Fine for tools/ developers, we knew something like that could happen and
would fix things in tools/, life goes on.

Then Linus, IIRC, tried building tools/perf/ when something like that
had happened and the build broke for him.

He didn't liked that and we came up with this copy and check thing: we
copy something into tools/include/ and add it to
tools/perf/check-headers.sh, when something changes in the kernel,
nothing breaks, we get notified, check if the change implies changes in
tools/perf/, things like improving 'perf trace' to deal with new ioctl
or syscall flags, new syscalls, etc. Sometimes the copy ends up
automatically updating the tools, as there are scripts that generate
ioctl id->string tables, for instance, automatically from the updated
headers, things like what happened in this header update:

    http://git.kernel.org/acme/c/1350fb7d1b48
    tools include powerpc: Grab a copy of arch/powerpc/include/uapi/asm/unistd.h

With this in place no kernel developer needs to care about what happens
in tools/, tools/ developers don't need to worry about getting in the
way of kernel developers day-to-day activities.

Then we also have:

[acme@...et perf]$ make help | grep perf
  perf-tar-src-pkg    - Build perf-4.16.0-rc4.tar source tarball
  perf-targz-src-pkg  - Build perf-4.16.0-rc4.tar.gz source tarball
  perf-tarbz2-src-pkg - Build perf-4.16.0-rc4.tar.bz2 source tarball
  perf-tarxz-src-pkg  - Build perf-4.16.0-rc4.tar.xz source tarball
[acme@...et perf]$ 

Use that, get the resulting tarball, and all you need to build it
anywhere should be self contained there, so the tools may use flags,
defines, syscall definitions, etc, without ifdefs, and the resulting
source code will build in many places, cross compiling, etc, like is
done for every pull request I send to Ingo, see for instance the 53
containers where this is all built in a pull req like the one from
yesterday:

  http://lkml.kernel.org/r/20180305142932.16921-1-acme@kernel.org

But now there are more tools in tools/ and of course we can and should
improve the whole process in a way that satisfies the various projects.

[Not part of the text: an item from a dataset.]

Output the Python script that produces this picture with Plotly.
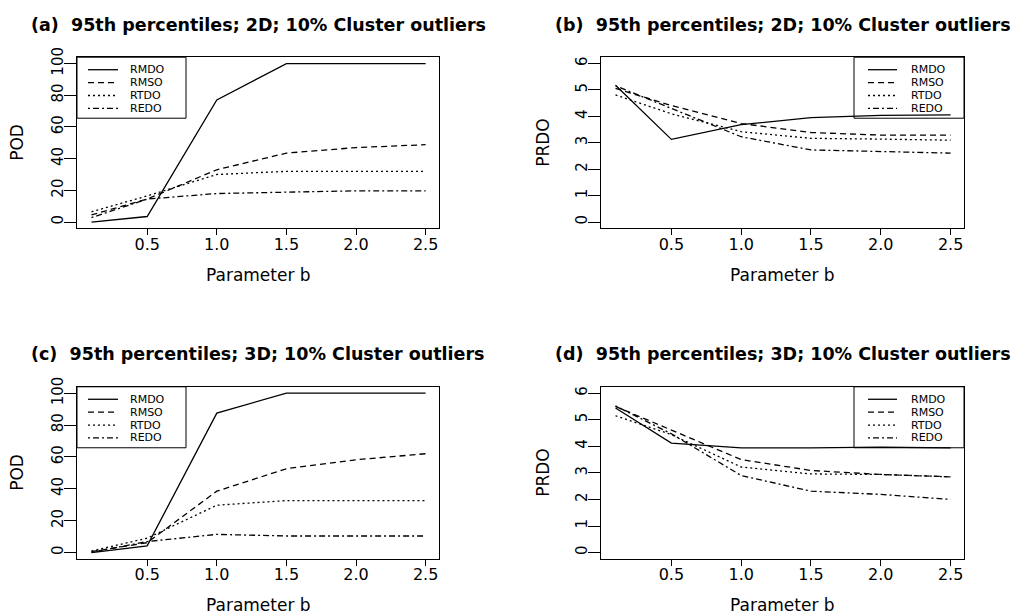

So, with this said, I'll try and read the above thread.

Ingo may add some other thoughts here, this is what came to my mind now.

- Arnaldo
 
> My current understanding is that the general preference would be on copying
> the headers into tools/include/ infrastructure once there are dependencies
> identified that would be missing on older/local system headers rather than
> ifdef'ery of various bit and pieces in the code that need to make use of them.
> Would be good to get some clarification on that in any case.
> 
> But that said, I'd also be fine taking the three-liner as is into bpf as a fix.
> 
> > The kernel tree internally should be self-consistent.
> > 
> > It's one thing for an external tool like iproute2 to duplicate stuff
> > like this, but user programs inside the kernel have no excuse for
> > requiring things like that just to build.